By Asia Hester
For the Mitzpeh

A shared interest in two distinct cultures brought this university’s Terps for Israel and the Upsilon Chapter of Lambda Theta Alpha Latin Sorority, Inc. (LTA) together Wednesday to discuss the history of the Jewish faith in Latin America.

The history between Jews and Latin America can be traced back to Spain, when Jews fled the country after religious persecution and eventually other European countries. This led to Argentina having the largest Jewish population in Latin America.

This is the first time the two organizations held an event together.

“Terps for Israel reached out to us and was really curious about the Latino community,” said LTA member and senior Azalia Hernandez. “We thought it would be a good opportunity to learn about each other and see where our similarities are.”

Azalia Hernandez (middle) of Upsilon chapter of Lambda Theta Alpha Latin Sorority, Inc. speaking on the history of Jewish Culture in Latin America. Asia Hester/Mitzpeh.
Azalia Hernandez (middle) of Upsilon chapter of Lambda Theta Alpha Latin Sorority, Inc. speaking on the history of Jewish Culture in Latin America. Asia Hester/Mitzpeh.

The event highlighted the cross-cultural connection between Jewish people and Latin Americans, and celebrate their cultures with food and traditional Latin dances like Bachata and Salsa in addition to Israeli dances by Avirah, this university’s Israeli dance team.

“Sephardic Judaism is one of the largest ethnic groups in Judaism and they have their roots tied to Spain,” said Rachel Beiser, a senior anthropology major, citing her previous knowledge of the cultural ties. She previously learned about the Latin American connection through Birthright, a program that provides educational trips for youth to Israel.

“My uncle said in Buenos Aires, Argentina there’s such a large Jewish population that you’ll see a lot signs in Spanish, English and Hebrew,” Beiser said.

The influence of Jewish culture is present throughout Latin America where many cultural centers and teaching centers try to bring together to merge the unique identities of Latin and Jewish people, according to the event lecture.

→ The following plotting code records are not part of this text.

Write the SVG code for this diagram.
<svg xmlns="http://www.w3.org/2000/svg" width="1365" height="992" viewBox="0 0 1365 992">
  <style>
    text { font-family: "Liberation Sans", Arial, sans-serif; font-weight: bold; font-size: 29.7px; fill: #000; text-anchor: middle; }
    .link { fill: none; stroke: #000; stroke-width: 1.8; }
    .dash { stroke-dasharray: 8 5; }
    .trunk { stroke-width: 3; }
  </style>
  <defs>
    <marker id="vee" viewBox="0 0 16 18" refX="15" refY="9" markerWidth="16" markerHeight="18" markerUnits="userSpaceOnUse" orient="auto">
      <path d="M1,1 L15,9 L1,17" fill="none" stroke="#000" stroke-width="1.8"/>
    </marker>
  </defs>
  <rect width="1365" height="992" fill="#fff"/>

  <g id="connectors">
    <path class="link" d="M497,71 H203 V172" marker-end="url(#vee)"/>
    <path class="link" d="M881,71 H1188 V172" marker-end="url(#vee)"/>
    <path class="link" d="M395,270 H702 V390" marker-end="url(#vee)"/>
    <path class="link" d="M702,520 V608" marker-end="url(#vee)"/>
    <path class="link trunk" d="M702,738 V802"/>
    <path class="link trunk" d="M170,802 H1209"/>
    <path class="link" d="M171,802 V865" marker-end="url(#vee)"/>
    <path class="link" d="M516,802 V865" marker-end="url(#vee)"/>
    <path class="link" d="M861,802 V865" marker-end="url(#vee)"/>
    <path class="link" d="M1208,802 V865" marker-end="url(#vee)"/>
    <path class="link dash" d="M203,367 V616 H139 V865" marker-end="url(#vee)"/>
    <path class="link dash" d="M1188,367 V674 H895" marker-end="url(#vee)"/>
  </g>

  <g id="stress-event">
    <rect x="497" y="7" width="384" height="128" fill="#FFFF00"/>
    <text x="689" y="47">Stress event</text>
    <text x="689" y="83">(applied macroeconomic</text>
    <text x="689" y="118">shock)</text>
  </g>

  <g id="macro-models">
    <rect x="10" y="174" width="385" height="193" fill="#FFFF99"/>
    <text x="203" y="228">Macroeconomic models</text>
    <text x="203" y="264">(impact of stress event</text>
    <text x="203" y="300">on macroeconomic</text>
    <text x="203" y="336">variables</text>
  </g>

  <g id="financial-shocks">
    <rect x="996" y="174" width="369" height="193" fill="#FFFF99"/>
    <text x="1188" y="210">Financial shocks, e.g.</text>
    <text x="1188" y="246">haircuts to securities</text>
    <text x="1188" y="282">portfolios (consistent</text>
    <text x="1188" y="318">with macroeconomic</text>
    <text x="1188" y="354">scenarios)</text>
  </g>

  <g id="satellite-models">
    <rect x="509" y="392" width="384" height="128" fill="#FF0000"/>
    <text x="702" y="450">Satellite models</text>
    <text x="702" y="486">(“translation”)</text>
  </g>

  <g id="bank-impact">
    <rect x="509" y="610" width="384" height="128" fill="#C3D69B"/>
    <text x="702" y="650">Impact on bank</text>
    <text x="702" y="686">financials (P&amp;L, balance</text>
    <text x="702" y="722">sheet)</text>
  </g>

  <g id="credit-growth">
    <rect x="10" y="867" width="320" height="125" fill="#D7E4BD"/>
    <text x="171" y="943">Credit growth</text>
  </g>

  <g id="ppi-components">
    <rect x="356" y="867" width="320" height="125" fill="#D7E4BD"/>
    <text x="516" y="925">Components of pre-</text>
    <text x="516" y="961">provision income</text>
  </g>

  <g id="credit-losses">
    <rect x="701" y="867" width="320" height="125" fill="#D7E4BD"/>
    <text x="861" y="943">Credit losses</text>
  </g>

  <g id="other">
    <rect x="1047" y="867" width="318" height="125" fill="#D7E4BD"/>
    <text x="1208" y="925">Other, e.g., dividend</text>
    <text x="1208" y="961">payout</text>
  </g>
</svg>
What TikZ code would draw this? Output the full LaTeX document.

Junior kinesiology major Aaron Yitzhaky said the event “brought both cultures together in an enjoyable environment.” This past winter break Yitzhaky visited Chile and experienced being within in those communities and interacting with the people there.

However, not all of the attendees enjoyed the activities and discussion. It ended in an intense discussion with one student who questioned contentious issues surrounding Israel.

Junior Sarah Eshera said she thought there would be an in-depth dialogue about the two cultures.

At the end of the event she said, “Why did anyone think it would be a good idea to ignore the inherently imperialistic culture of Israel to superficially celebrate the culture and dance?”

Organizers from LTA and Terps for Israel said that this event was not about politics.

Students learning a traditional dance taught by UMD's Israeli dance team, Avirah. Asia Hester/Mitzpeh.
Students learning a traditional dance taught by UMD’s Israeli dance team, Avirah. Asia Hester/Mitzpeh.

“That’s not why we’re here tonight,” said Jenn Miller, the political chair for Terps for Israel. She said its mission was to celebrate two very distinct, but similar in many ways culture.

Eshera said the sorority should have reached out to Muslim or Arab organizations and ask them how they would feel about them having an event with a group that supports a government that oppresses their own people.

“If they wanted to go forward with the event it could’ve been a discussion, not a superficial celebration and ignoring underlying issues,” she said.

This brought up the topic of celebrating cultures without mentioning the social and political issues. Terps for Israel President Jonathan Allen said the organization does not support every action of Israeli Prime Minister Benjamin Netanyahu and that Terps for Israel is not solely a political group.

The students agreed they were open to further dialogue about intersectional identities and they would consider future events with other ethnic organizations on campus.

Yitzhaky said, “I think it strengthens both sides of the community with Latin culture and the Jewish community and creating further bonds like this will help strengthen the campus as whole. It’s a great initiative.”